Enfin, puisqu’il n’a été fait aucun ajout, en dehors des maps et héros « bonus », alors pas de système de progression en ligne, de carotte pour faire revenir les joueurs. On ne demandait pas un Battle Pass à la Helldivers 2, loin s’en faut, mais inclure un petit quelque chose, pourquoi pas de simples cosmétiques à débloquer, ça ne semblait pas sorcier, et ça aurait pourtant changé beaucoup de choses. Parce qu’en l’état, cette collection a des chances de ne pas durer dans le temps, si elle parvient à toucher son public cible, ce qui n’est pas gagné non plus. Toutefois, contrairement à beaucoup d’expériences en ligne, Star Wars : Battlefront Classic Collection remplira les rangs alliés et ennemis de bidasses contrôlés par l’IA si le combat n’engage pas 64 joueurs, ce qui est tout de même plutôt rassurant. Même si, bien entendu, on a connu mieux niveau intelligence artificielle.

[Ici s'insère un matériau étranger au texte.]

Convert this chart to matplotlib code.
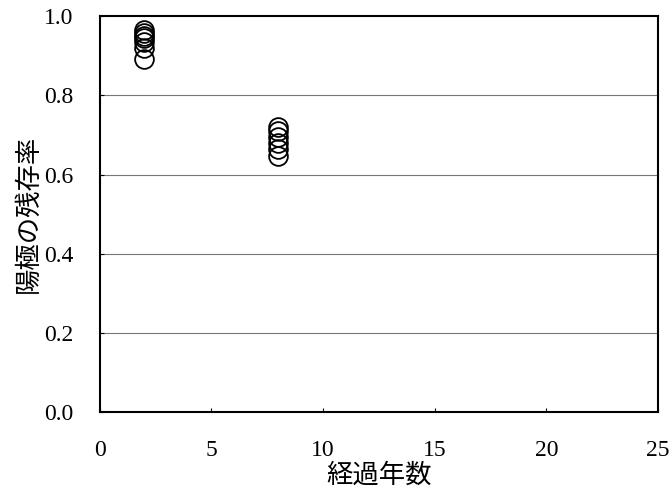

N’allez surtout pas croire que cette compilation est décevante, au regard des nombreux problèmes énumérés dans cet article. Comme dit plus tôt, on voit assez mal comment les nouveaux venus et les jeunes joueurs pourraient accrocher à cette expérience criblée de rides. Néanmoins, en ce qui nous concerne, ce bol de nostalgie est une véritable bouffée d’air frais, quand bien même on connaîtrait les deux jeux comme le dos de notre main. Et nous ne doutons pas que de nombreux joueurs à travers le monde seront eux aussi dans ce cas. Ainsi, si vous faites partie de ceux qui ont déjà poncé les deux titres à l’époque de leur sortie, et que l’expérience vous tente, alors ne vous laissez surtout pas décourager par les défauts que nous citons ici, car vous avez toutes les chances de (re)prendre un pied monstrueux.